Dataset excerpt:
------------------------------------------------------------
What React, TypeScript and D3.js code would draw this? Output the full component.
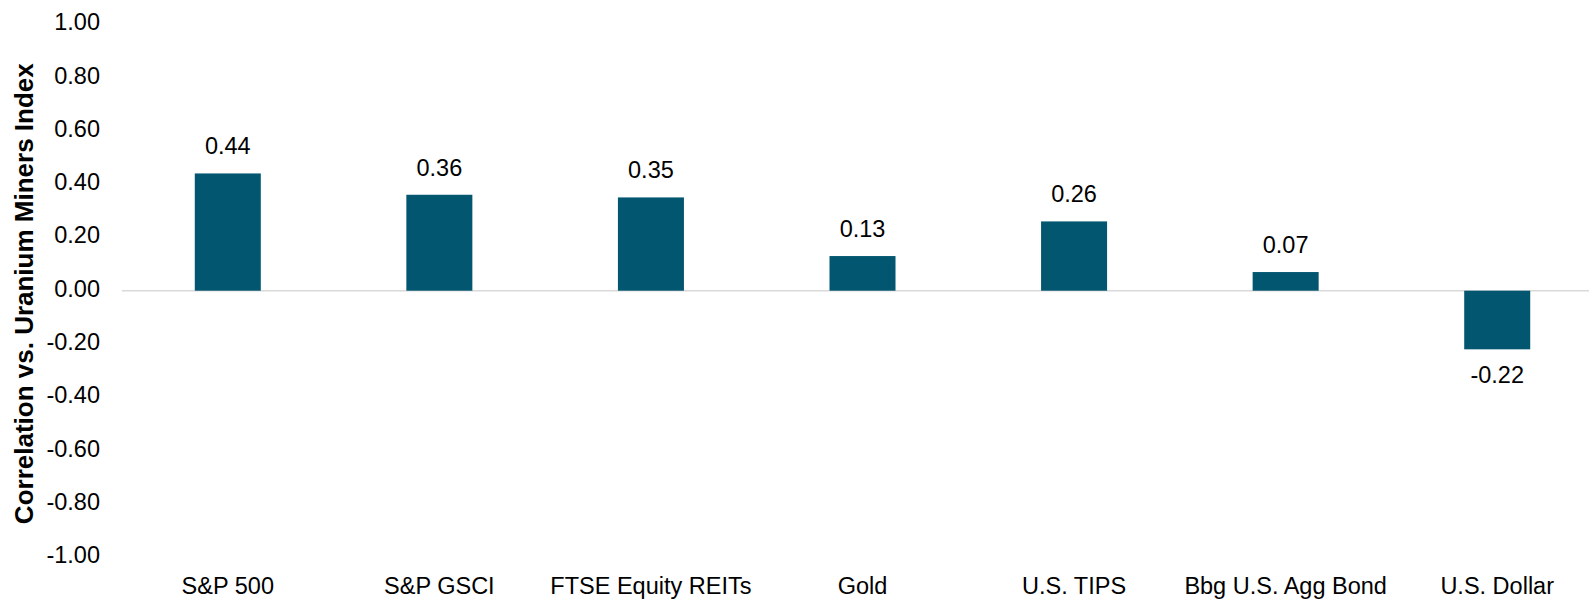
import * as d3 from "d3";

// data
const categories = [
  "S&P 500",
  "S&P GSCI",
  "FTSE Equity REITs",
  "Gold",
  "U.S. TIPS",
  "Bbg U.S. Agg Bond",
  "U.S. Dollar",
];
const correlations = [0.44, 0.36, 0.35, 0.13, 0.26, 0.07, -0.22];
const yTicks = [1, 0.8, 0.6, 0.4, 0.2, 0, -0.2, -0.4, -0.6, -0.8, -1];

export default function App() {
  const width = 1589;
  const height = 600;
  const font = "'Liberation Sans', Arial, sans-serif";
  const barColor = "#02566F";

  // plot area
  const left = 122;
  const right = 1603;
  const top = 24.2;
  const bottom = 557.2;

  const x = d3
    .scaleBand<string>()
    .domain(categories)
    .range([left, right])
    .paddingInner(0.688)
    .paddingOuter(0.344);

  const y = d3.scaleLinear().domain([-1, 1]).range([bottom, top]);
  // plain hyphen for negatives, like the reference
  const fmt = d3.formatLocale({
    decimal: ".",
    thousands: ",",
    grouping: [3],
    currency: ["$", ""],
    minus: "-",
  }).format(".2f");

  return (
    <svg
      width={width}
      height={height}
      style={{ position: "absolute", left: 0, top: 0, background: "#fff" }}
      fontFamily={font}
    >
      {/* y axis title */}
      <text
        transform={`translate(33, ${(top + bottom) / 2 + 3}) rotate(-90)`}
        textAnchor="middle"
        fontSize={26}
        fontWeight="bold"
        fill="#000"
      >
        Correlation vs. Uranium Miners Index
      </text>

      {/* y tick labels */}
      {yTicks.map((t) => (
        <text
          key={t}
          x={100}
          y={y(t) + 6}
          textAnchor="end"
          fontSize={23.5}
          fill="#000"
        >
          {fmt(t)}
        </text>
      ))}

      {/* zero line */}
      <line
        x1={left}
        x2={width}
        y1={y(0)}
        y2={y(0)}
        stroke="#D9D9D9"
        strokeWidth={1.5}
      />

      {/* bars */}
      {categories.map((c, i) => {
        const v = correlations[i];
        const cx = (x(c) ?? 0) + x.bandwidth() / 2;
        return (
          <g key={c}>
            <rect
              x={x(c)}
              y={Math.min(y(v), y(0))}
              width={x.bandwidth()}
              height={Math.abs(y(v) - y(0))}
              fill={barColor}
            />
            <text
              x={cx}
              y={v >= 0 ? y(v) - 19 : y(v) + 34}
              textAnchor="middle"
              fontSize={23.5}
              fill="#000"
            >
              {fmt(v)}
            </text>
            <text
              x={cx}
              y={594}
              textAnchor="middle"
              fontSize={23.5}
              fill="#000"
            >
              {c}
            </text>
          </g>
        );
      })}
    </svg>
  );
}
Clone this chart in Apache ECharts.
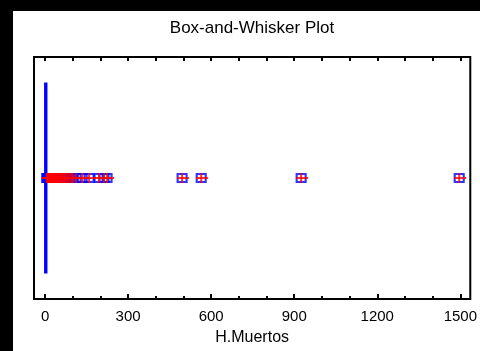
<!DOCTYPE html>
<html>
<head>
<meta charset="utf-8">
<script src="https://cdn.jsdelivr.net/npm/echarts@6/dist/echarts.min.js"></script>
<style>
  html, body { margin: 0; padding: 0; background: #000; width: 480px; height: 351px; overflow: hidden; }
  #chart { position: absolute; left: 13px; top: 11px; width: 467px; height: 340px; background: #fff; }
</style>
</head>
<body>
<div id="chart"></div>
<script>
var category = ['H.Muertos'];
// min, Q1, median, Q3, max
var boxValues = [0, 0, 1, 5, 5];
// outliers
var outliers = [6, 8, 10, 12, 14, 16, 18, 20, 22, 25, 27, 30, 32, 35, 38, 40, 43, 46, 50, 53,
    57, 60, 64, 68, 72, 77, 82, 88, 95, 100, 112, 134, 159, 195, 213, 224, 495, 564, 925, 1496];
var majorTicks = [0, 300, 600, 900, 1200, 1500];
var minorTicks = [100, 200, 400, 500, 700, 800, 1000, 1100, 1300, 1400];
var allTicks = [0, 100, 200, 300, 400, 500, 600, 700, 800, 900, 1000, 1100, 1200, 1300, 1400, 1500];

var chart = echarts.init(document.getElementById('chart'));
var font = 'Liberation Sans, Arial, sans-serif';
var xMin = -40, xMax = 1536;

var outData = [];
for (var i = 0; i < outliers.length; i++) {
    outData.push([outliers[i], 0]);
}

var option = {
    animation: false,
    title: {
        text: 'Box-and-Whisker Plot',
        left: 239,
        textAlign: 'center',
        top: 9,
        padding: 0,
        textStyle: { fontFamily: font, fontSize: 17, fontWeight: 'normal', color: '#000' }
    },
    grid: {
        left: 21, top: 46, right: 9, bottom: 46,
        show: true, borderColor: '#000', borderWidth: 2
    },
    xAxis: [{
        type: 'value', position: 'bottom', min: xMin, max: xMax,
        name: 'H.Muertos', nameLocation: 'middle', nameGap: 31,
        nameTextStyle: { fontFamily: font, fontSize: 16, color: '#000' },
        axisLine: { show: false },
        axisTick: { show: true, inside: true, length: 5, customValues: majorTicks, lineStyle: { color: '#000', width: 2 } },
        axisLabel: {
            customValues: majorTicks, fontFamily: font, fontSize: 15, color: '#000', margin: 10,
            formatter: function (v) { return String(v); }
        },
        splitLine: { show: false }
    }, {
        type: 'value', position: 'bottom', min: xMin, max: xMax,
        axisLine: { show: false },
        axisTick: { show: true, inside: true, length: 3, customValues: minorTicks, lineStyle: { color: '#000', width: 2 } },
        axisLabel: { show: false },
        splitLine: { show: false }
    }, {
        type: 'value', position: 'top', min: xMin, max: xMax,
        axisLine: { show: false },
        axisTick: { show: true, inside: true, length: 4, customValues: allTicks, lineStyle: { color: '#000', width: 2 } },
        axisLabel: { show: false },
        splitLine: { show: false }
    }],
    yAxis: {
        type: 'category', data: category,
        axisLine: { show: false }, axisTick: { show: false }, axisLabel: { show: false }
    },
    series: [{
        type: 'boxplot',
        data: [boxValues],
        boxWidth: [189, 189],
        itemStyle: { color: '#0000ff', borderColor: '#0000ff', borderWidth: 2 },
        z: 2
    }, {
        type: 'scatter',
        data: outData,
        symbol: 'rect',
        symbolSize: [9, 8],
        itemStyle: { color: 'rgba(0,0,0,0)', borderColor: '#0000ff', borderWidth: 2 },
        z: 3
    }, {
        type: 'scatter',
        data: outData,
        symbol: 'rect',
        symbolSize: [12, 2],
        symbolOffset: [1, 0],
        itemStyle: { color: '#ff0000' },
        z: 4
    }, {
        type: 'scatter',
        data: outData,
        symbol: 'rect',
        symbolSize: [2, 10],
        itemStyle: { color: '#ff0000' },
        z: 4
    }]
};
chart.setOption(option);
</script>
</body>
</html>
------------------------------------------------------------
Stated problem: Give the lines again word for word, from the start of the records to the line holding "import * as", both included, and leave out any picture.

Written solution:
What React, TypeScript and D3.js code would draw this? Output the full component.
import * as d3 from "d3";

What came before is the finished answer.